The highest-ranking official in the United States should have known all this. After all, Obama claims he does not miss security briefings. But, somehow, this is not the first time that President Obama has ignored facts to make a great speech. In May 2014 he called Russia "a regional power" that does not play a major role on the international scene.
"Russia is a regional power that is threatening some of its immediate neighbours, not out of strength but out of weakness," the President said.

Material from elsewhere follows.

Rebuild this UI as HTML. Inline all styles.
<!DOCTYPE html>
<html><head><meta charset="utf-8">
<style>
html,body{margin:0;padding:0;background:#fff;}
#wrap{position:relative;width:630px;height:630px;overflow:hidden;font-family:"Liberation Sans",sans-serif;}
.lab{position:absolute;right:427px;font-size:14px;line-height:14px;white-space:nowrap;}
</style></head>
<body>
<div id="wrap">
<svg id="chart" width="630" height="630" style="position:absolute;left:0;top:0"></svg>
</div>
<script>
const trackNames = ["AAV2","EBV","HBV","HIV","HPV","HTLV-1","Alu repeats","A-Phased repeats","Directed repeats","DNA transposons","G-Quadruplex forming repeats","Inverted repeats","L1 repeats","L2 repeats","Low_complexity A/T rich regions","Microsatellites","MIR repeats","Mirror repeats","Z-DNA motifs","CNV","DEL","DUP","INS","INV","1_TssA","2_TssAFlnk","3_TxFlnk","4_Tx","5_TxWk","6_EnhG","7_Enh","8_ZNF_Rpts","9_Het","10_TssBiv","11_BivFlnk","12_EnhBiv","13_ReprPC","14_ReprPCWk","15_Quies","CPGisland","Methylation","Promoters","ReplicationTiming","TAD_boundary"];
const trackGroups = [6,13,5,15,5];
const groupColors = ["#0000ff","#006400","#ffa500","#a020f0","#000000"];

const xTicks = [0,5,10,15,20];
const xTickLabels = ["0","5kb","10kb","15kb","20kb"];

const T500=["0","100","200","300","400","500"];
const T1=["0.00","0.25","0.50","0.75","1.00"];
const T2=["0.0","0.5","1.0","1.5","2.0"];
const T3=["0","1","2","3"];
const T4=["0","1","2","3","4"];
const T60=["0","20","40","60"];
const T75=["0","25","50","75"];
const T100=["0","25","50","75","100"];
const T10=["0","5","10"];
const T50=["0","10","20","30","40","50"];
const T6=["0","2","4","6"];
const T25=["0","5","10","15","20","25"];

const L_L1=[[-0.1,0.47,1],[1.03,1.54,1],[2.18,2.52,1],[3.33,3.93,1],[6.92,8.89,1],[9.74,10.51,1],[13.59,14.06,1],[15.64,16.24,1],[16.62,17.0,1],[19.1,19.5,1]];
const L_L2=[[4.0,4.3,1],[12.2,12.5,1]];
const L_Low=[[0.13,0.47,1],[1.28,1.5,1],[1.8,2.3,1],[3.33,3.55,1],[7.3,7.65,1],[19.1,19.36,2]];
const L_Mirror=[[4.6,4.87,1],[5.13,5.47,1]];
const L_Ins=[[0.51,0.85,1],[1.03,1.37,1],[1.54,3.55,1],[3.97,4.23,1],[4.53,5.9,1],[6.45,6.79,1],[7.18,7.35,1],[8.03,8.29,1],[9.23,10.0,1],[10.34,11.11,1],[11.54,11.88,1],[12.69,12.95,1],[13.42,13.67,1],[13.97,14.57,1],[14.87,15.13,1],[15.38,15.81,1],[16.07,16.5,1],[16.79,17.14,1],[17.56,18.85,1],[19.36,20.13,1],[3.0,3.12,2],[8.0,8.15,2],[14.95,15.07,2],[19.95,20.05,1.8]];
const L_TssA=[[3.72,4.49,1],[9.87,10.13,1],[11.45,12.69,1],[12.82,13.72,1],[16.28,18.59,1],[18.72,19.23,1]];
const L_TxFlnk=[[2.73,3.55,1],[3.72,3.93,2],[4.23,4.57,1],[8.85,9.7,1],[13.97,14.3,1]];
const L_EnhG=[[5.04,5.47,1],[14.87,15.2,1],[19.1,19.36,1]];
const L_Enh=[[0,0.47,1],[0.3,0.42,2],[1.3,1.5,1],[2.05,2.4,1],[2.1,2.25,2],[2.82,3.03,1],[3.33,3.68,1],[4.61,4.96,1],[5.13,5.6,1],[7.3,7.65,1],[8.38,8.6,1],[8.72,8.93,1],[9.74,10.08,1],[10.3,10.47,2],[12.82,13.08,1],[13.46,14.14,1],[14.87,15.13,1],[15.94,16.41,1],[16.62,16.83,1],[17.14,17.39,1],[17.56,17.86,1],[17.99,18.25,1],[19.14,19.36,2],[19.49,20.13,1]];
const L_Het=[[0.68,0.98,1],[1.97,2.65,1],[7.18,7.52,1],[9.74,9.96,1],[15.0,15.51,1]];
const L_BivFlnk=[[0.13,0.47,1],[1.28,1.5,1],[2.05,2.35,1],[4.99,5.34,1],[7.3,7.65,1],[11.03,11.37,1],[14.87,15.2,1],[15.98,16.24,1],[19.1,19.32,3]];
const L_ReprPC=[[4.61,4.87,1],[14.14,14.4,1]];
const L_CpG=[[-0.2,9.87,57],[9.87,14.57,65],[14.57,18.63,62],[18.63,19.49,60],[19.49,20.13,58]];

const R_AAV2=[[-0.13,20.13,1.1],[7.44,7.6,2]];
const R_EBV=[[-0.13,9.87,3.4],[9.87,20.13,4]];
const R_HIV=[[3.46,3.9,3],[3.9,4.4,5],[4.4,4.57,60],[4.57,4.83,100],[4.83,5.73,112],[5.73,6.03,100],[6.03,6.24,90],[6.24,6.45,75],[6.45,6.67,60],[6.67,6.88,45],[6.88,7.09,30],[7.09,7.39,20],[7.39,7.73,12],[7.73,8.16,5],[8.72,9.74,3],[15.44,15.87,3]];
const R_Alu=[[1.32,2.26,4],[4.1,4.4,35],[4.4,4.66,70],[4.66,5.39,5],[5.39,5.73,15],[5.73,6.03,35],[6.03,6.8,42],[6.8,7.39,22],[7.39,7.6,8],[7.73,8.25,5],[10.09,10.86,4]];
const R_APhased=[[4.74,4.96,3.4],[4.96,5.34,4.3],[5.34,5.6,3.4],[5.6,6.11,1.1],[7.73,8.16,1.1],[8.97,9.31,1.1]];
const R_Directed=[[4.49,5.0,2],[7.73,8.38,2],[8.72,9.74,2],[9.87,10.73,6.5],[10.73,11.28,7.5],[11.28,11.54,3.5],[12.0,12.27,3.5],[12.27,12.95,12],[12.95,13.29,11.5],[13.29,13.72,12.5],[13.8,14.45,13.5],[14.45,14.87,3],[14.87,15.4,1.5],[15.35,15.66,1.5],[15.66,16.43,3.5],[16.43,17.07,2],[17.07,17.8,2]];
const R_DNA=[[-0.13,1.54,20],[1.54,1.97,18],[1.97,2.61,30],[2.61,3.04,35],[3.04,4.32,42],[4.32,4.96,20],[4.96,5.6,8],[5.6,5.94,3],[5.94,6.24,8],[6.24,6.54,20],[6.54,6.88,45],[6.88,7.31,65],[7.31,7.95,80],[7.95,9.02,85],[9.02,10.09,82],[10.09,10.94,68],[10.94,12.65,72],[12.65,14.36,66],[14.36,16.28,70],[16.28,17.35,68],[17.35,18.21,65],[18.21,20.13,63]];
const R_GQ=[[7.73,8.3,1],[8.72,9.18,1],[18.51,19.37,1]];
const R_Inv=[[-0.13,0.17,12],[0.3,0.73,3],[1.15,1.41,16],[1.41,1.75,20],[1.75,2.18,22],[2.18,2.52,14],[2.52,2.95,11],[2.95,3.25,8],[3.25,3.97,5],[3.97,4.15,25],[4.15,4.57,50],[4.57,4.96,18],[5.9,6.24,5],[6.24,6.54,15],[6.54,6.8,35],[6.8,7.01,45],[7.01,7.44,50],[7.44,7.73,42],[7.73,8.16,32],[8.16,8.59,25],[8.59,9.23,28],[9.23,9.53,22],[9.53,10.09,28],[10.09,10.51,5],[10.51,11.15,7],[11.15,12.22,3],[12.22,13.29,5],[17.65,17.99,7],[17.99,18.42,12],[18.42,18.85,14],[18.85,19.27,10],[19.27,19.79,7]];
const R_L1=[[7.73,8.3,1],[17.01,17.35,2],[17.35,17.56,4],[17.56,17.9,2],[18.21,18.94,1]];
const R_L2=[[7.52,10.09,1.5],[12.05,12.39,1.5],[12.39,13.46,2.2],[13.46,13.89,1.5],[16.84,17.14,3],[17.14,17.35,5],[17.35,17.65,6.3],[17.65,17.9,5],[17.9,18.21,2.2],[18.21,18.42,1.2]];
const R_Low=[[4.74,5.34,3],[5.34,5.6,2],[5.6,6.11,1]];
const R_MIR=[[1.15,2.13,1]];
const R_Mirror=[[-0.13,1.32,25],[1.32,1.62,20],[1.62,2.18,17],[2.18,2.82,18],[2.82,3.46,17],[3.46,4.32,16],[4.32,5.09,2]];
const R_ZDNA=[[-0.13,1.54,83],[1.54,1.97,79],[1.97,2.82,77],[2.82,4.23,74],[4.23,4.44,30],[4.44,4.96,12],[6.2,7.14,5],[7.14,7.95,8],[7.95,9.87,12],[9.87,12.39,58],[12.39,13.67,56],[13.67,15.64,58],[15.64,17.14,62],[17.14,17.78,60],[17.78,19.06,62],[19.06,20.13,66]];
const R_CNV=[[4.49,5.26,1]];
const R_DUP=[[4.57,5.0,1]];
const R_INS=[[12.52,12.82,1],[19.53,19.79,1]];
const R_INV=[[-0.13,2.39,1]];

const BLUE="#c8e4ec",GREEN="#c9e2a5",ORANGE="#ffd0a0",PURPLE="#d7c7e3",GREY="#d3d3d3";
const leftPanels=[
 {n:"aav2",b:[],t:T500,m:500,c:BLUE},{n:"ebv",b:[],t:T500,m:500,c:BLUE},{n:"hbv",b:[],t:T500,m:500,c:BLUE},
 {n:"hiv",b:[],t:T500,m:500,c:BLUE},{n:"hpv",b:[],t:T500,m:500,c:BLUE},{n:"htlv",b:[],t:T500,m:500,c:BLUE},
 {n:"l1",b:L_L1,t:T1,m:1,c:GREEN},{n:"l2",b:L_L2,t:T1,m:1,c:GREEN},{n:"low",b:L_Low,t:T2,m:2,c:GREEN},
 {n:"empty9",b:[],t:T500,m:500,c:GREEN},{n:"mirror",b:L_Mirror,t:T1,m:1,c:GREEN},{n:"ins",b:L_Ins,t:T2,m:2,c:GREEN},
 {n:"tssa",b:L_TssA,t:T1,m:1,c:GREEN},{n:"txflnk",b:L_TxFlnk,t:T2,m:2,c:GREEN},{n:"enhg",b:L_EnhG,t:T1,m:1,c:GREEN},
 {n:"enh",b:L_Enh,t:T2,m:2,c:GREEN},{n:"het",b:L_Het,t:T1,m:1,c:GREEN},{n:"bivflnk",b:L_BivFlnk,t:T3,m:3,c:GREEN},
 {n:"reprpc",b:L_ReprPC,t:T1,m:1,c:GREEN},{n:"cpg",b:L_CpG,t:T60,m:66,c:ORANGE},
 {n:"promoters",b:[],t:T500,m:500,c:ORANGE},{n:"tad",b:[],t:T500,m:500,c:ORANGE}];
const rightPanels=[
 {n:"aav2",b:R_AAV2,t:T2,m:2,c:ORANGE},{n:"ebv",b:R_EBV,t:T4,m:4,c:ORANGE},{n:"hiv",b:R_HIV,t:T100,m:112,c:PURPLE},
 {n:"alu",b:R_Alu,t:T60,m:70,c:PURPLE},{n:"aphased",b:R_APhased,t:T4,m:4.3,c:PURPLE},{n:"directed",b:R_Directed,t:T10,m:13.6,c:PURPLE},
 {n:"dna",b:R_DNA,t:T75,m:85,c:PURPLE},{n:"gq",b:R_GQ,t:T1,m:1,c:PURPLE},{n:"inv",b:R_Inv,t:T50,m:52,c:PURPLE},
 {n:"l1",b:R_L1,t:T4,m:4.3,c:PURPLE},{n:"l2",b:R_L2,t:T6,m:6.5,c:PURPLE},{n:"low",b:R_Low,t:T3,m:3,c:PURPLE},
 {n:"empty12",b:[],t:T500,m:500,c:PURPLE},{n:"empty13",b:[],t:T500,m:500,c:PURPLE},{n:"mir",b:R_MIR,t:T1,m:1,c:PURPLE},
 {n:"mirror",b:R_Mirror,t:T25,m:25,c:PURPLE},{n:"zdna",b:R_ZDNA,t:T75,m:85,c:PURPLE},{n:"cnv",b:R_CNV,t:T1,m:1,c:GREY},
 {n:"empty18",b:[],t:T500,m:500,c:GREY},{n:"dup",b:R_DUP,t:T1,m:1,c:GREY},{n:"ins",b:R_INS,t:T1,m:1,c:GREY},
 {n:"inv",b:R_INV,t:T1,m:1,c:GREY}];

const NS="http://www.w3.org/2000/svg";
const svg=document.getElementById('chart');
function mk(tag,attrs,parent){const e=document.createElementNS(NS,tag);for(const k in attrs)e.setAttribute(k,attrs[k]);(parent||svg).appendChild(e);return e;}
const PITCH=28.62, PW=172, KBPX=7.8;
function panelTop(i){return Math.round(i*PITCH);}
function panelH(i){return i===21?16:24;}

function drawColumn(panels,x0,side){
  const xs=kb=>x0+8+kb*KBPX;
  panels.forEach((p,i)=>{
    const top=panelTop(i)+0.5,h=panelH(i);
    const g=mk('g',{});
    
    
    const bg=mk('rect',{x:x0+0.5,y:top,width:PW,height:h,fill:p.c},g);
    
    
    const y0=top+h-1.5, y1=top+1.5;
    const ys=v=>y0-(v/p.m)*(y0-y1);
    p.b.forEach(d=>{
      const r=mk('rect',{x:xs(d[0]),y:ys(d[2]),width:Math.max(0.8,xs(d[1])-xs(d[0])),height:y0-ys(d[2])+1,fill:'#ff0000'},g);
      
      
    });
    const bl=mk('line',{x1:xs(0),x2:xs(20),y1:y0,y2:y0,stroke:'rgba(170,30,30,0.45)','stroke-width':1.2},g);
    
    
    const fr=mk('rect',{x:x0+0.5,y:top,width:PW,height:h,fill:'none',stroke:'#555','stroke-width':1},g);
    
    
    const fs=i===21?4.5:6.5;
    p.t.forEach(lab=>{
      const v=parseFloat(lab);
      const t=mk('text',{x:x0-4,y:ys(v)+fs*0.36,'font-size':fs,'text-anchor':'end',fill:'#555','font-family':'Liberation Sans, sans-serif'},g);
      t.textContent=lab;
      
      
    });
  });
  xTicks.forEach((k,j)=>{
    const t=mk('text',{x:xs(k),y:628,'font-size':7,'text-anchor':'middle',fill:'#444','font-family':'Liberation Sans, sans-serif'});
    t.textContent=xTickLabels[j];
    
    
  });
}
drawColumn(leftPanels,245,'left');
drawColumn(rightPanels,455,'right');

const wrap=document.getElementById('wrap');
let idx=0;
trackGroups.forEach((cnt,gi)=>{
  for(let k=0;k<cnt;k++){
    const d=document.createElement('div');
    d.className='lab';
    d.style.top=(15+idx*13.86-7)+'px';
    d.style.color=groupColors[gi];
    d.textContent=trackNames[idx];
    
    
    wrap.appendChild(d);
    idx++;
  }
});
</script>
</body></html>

The following year the Russian air force began operations in Syria. In the week of December 12 2016, the largest Syrian city of Aleppo was fully recaptured by Russian and Syrian forces. Meanwhile, in an infamous congressional hearing in September 2015, reporting on how a $250 million program was spent on creating a ‘moderate opposition’ within Syria, General Lloyd Austin, commander of US Central Command, admitted only "four or five" US-trained Syrians were still in the fight against Daesh. The chairman of the Senate Armed Services Committee, Senator John McCain, said it was clear that the United States was "losing" against Daesh. This instead of four or five thousand the US was hoping to arm and unleash on Syria. But it's Russia who is weak, right Mr. President?